**Problem to work on**
Leaving out every picture, copy the lines of the data exactly, from the first through the line containing "CJK = ['Noto Sans CJK SC', 'DejaVu Sans']".

********************

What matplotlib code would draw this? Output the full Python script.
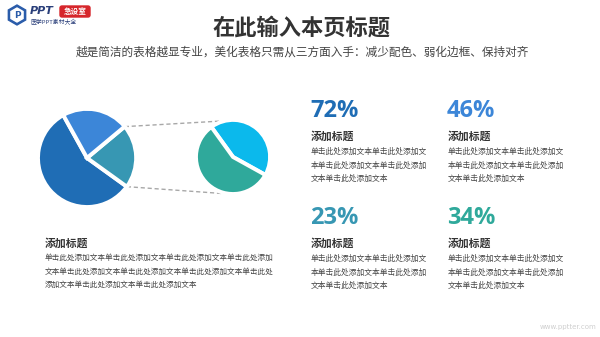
#!/usr/bin/env python

import numpy as np
from matplotlib import pyplot as plt
from matplotlib.patches import FancyBboxPatch, RegularPolygon

CJK = ['Noto Sans CJK SC', 'DejaVu Sans']

# data
main_labels = ['深蓝', '青蓝', '浅蓝']
main_vals   = [57, 21, 22]
main_cols   = ['#1f6db5', '#3797b3', '#3c86d8']
sub_vals    = [43, 57]
sub_cols    = ['#0bb9ec', '#2fa99b']

pcts     = ['72%', '46%', '23%', '34%']
pct_cols = ['#1f6db5', '#3c86d8', '#3797b3', '#2fa99b']
heading  = '添加标题'
body_r   = ['单击此处添加文本单击此处添加文',
            '本单击此处添加文本单击此处添加',
            '文本单击此处添加文本']
body_l   = ['单击此处添加文本单击此处添加文本单击此处添加文本单击此处添加',
            '文本单击此处添加文本单击此处添加文本单击此处添加文本单击此处',
            '添加文本单击此处添加文本单击此处添加文本']
title    = '在此输入本页标题'
subtitle = '越是简洁的表格越显专业，美化表格只需从三方面入手：减少配色、弱化边框、保持对齐'

H = 337


def Y(y):
    # pixel row from top -> data y
    return H - y


def main():
    fig = plt.figure(figsize=(6, 3.37), dpi=100)
    ax = fig.add_axes([0, 0, 1, 1])

    # main pie
    wp = dict(edgecolor='white', linewidth=2.8)
    w1, _ = ax.pie(main_vals, colors=main_cols, startangle=119,
                   counterclock=True, explode=[0, 0.11, 0.12],
                   radius=49, center=(87, Y(158)), wedgeprops=wp)
    # sub pie
    w2, _ = ax.pie(sub_vals, colors=sub_cols, startangle=-29,
                   counterclock=True, explode=[0.09, 0],
                   radius=37, center=(233, Y(157)), wedgeprops=wp)

    # dashed connectors from teal wedge to small pie
    teal = w1[1]
    cx2, cy2 = 233, Y(157)
    for th1, th2 in [(teal.theta2, 109), (teal.theta1, 254)]:
        x0 = teal.center[0] + teal.r * np.cos(np.radians(th1))
        y0 = teal.center[1] + teal.r * np.sin(np.radians(th1))
        x1 = cx2 + 38 * np.cos(np.radians(th2))
        y1 = cy2 + 38 * np.sin(np.radians(th2))
        ax.plot([x0, x1], [y0, y1], ls=(0, (3, 2)), color='#a8a8a8',
                lw=1, zorder=0)

    ax.set_xlim(0, 600)
    ax.set_ylim(0, H)
    ax.set_aspect('equal')
    ax.axis('off')

    # titles
    ax.text(301, Y(28), title, family=CJK, fontsize=16, fontweight='bold',
            color='#333333', ha='center', va='center')
    ax.text(302, Y(52), subtitle, family=CJK, fontsize=8.4,
            color='#444444', ha='center', va='center')

    # four stat blocks
    xs = [311, 448, 311, 448]
    ys = [111, 111, 218, 218]
    for p, c, x, y in zip(pcts, pct_cols, xs, ys):
        ax.text(x - 1, Y(y), p, family=['Open Sans', 'DejaVu Sans'],
                fontsize=17, fontweight='bold', color=c,
                ha='left', va='center')
        ax.text(x, Y(y + 25), heading, family=CJK, fontsize=7.8,
                fontweight='bold', color='#333333', ha='left', va='center')
        for i, line in enumerate(body_r):
            ax.text(x, Y(y + 41 + i * 13.5), line, family=CJK,
                    fontsize=5.6, color='#444444', ha='left', va='center')

    # bottom-left block
    ax.text(45, Y(243), heading, family=CJK, fontsize=7.8,
            fontweight='bold', color='#333333', ha='left', va='center')
    for i, line in enumerate(body_l):
        ax.text(45, Y(258 + i * 13.5), line, family=CJK,
                fontsize=5.5, color='#444444', ha='left', va='center')

    # logo
    ax.add_patch(RegularPolygon((17, Y(15)), 6, radius=10, color='#2a5caa',
                                orientation=0))
    ax.add_patch(RegularPolygon((17, Y(15)), 6, radius=7, color='white',
                                orientation=0))
    ax.text(17, Y(15), 'P', fontsize=6.5, fontweight='bold',
            color='#2a5caa', ha='center', va='center')
    ax.text(30, Y(11), 'PPT', fontsize=8, fontweight='bold', style='italic',
            color='#2a3f7a', ha='left', va='center')
    ax.add_patch(FancyBboxPatch((60, Y(17)), 30, 11,
                                boxstyle='round,pad=0,rounding_size=2',
                                color='#d6262b'))
    ax.text(75, Y(11.5), '急设室', family=CJK, fontsize=5.5,
            fontweight='bold', color='white', ha='center', va='center')
    ax.text(30, Y(22), '医学PPT素材大全', family=CJK, fontsize=4.2,
            color='#2a3f7a', ha='left', va='center')

    # watermark
    ax.text(596, Y(327), 'www.pptter.com', fontsize=5, color='#cfcfcf',
            ha='right', va='center')

    fig.savefig('out.png', dpi=100, facecolor='white')


if __name__ == '__main__':
    main()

********************

**Response to the exercise**
What matplotlib code would draw this? Output the full Python script.
#!/usr/bin/env python

import numpy as np
from matplotlib import pyplot as plt
from matplotlib.patches import FancyBboxPatch, RegularPolygon

CJK = ['Noto Sans CJK SC', 'DejaVu Sans']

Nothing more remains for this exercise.